Dal punto di vista stilistico, seppur nella generale e quanto mai
consueta concinnitas, il brano mi appare divisibile in due parti,
distinte per il tono dell'enunciato.
La prima parte, dall'inizio fino a singulis (tredicesimo rigo), ha
connotazioni prevalentemente narrative, e si snoda in tre periodi
articolati e tuttavia regolati da un rigoroso equilibrio e da una
sintassi, come consuetudine, paratattica. Si prenda ad esempio il primo
periodo, che, chiaro esempio di perfetta concinnitas, ha la seguente
struttura: frase principale (con la simmetria ogg-verbo-sogg),
subordinata temporale (due infinitive soggettive coordinate+verbo
reggente), coordinata alla subordinata precedente spezzata da una
relativa caratterizzante.
Il secondo periodo è interessante a livello retorico per l'insistita
anafora del "neque", che pone uno straordinario accento enfatico sul
fatto che l'autore non si è lasciato andare allo sconforto
(evidentemente Cicerone voleva attirare una cospicua attenzione su
questo punto).
Da segnalare a livello retorico il chiasmo "Dabunt……. cives,
vel……..habebunt" teso alla costruzione di un equilibrio simmetrico, e
la prolessi "Id enim ipsum" riequilibrata alla successiva epanalessi in
forma di infinitiva esplicativa.
Ma quello che mi sembra effettivamente rilevante è il cambio di tono
che avviene nella seconda parte del brano, riscontrabile nell'uso del
plurale maiestatis.
Questo
è dovuto al fatto che l'enunciato si eleva a livello contenutistico,
perdendo il proprio carattere narrativo ed innalzandosi ad un piano più
speculativo e meno concreto, che giustifica dunque l'assunzione da
parte di Cicerone di un tono più solenne.
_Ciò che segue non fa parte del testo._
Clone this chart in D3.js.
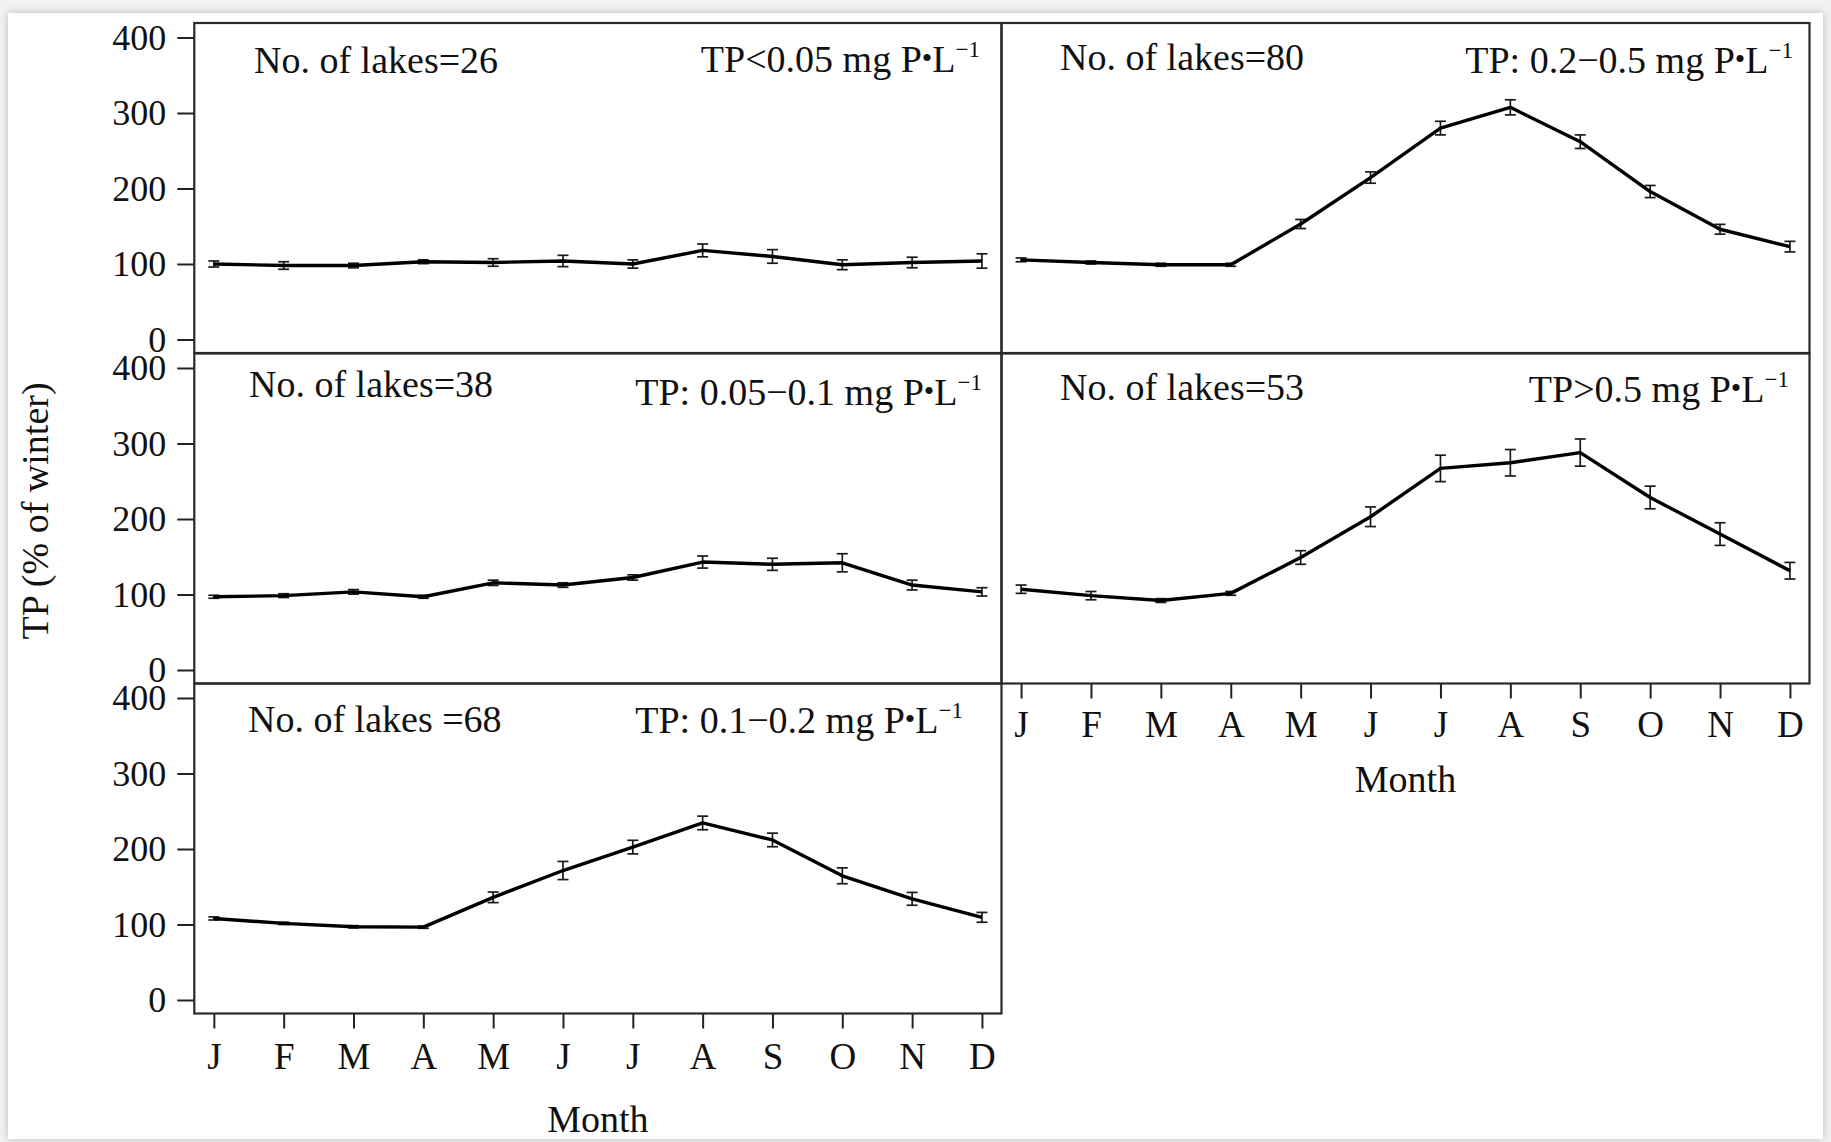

Si fanno anche strada
preziosità retoriche che rendono in qualche modo "musicale" la lettura
come nel caso della clausola "cumque possemus" cioè un dattilo più un
trocheo.
E' tipico di Cicerone anche fondere poesia e prosa.
Considerando quanto detto sembra quasi che quest'ultima parte del brano
abbia i tratti del Peroratio, e si presenti con una funzione che sta a
metà tra il conativo (un'esortazione alla filosofia abbinata al
negotium, dunque) ed il didascalico.